::: DATASET :::

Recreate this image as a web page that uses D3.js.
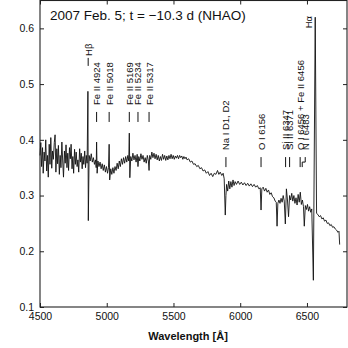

:::
::: DATASET :::

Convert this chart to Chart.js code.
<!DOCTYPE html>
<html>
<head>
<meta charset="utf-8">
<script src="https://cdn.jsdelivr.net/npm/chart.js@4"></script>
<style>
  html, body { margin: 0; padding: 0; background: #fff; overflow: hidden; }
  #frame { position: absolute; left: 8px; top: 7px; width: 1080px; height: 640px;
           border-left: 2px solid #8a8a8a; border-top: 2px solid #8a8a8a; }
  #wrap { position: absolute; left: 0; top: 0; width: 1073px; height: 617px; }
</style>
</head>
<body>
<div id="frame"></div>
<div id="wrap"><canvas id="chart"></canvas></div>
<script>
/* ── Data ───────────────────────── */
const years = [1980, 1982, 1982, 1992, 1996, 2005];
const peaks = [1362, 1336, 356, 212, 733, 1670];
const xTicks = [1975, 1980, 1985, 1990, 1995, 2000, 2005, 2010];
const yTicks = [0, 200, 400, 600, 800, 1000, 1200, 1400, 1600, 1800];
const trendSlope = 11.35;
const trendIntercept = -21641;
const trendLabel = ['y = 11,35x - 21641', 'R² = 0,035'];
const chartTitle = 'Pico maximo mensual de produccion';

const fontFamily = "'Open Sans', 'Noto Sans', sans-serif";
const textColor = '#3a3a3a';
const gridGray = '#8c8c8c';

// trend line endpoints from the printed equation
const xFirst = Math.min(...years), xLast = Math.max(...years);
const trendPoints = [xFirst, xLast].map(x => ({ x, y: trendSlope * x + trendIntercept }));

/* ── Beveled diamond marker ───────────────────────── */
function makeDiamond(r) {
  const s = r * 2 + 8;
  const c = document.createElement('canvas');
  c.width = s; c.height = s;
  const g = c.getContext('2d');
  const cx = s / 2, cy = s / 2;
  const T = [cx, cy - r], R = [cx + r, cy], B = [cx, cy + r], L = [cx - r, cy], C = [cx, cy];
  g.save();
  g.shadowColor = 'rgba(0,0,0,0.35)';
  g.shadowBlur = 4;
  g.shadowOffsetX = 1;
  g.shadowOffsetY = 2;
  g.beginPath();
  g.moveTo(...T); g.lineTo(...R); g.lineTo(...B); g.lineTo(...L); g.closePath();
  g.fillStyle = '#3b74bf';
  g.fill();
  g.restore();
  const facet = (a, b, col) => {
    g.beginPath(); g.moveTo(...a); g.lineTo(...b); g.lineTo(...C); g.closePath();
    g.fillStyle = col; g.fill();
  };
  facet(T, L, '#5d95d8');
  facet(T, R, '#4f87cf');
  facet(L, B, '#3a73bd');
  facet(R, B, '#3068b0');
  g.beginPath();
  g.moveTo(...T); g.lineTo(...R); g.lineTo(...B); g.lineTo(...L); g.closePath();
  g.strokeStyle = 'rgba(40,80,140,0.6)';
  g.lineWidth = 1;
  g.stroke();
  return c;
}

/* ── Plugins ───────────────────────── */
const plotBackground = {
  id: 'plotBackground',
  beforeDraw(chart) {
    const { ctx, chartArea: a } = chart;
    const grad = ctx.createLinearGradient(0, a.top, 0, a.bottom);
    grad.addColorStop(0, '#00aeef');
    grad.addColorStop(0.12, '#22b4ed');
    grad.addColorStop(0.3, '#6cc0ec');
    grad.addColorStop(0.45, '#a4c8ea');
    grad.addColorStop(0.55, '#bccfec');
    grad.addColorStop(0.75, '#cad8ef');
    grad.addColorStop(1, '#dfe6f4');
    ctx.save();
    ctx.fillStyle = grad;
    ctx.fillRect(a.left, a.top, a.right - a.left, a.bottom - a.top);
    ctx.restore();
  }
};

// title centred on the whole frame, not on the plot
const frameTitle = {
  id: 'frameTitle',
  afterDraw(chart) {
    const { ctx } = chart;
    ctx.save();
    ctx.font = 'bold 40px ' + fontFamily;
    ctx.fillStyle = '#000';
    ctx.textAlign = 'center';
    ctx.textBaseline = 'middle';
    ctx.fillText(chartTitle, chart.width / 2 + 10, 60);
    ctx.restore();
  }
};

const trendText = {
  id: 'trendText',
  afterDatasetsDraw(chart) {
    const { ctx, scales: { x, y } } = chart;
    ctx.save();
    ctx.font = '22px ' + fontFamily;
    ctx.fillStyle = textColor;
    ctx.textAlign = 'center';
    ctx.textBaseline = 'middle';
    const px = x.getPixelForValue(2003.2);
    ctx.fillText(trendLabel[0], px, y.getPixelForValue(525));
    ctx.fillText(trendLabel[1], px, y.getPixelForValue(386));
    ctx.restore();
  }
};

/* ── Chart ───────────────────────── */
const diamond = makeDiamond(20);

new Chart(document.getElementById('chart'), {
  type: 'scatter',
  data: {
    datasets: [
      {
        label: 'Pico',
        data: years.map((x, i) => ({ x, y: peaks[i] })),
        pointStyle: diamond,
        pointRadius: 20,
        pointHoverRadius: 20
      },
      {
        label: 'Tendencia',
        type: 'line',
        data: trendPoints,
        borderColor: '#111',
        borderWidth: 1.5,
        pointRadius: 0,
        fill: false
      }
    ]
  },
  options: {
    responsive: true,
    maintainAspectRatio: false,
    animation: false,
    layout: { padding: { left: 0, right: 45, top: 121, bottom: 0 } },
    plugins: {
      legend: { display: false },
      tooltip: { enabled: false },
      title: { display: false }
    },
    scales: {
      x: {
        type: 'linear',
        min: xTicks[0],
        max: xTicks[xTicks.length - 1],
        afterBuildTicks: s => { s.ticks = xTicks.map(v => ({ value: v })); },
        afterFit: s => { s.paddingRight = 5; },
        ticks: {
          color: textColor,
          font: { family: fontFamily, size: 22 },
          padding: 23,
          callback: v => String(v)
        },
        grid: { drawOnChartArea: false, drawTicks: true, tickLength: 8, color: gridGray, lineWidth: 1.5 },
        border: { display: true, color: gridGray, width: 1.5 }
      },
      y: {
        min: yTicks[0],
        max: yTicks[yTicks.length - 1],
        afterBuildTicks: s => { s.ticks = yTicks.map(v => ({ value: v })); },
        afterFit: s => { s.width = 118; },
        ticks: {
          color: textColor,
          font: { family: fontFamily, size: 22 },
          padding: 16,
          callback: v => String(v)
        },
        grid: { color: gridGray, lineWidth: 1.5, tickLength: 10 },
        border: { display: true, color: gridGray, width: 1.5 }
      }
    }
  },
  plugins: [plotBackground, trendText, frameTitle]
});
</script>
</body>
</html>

:::

#### DO THIS:
Write out, exactly as they stand, the lines from the one containing "Convert this chart to Chart.js code." through the one containing "const trendPoints = [xFirst, xLast].map(x", both ends included.

#### FINISHED ANSWER:
Convert this chart to Chart.js code.
<!DOCTYPE html>
<html>
<head>
<meta charset="utf-8">
<script src="https://cdn.jsdelivr.net/npm/chart.js@4"></script>
<style>
  html, body { margin: 0; padding: 0; background: #fff; overflow: hidden; }
  #frame { position: absolute; left: 8px; top: 7px; width: 1080px; height: 640px;
           border-left: 2px solid #8a8a8a; border-top: 2px solid #8a8a8a; }
  #wrap { position: absolute; left: 0; top: 0; width: 1073px; height: 617px; }
</style>
</head>
<body>
<div id="frame"></div>
<div id="wrap"><canvas id="chart"></canvas></div>
<script>
/* ── Data ───────────────────────── */
const years = [1980, 1982, 1982, 1992, 1996, 2005];
const peaks = [1362, 1336, 356, 212, 733, 1670];
const xTicks = [1975, 1980, 1985, 1990, 1995, 2000, 2005, 2010];
const yTicks = [0, 200, 400, 600, 800, 1000, 1200, 1400, 1600, 1800];
const trendSlope = 11.35;
const trendIntercept = -21641;
const trendLabel = ['y = 11,35x - 21641', 'R² = 0,035'];
const chartTitle = 'Pico maximo mensual de produccion';

const fontFamily = "'Open Sans', 'Noto Sans', sans-serif";
const textColor = '#3a3a3a';
const gridGray = '#8c8c8c';

// trend line endpoints from the printed equation
const xFirst = Math.min(...years), xLast = Math.max(...years);
const trendPoints = [xFirst, xLast].map(x => ({ x, y: trendSlope * x + trendIntercept }));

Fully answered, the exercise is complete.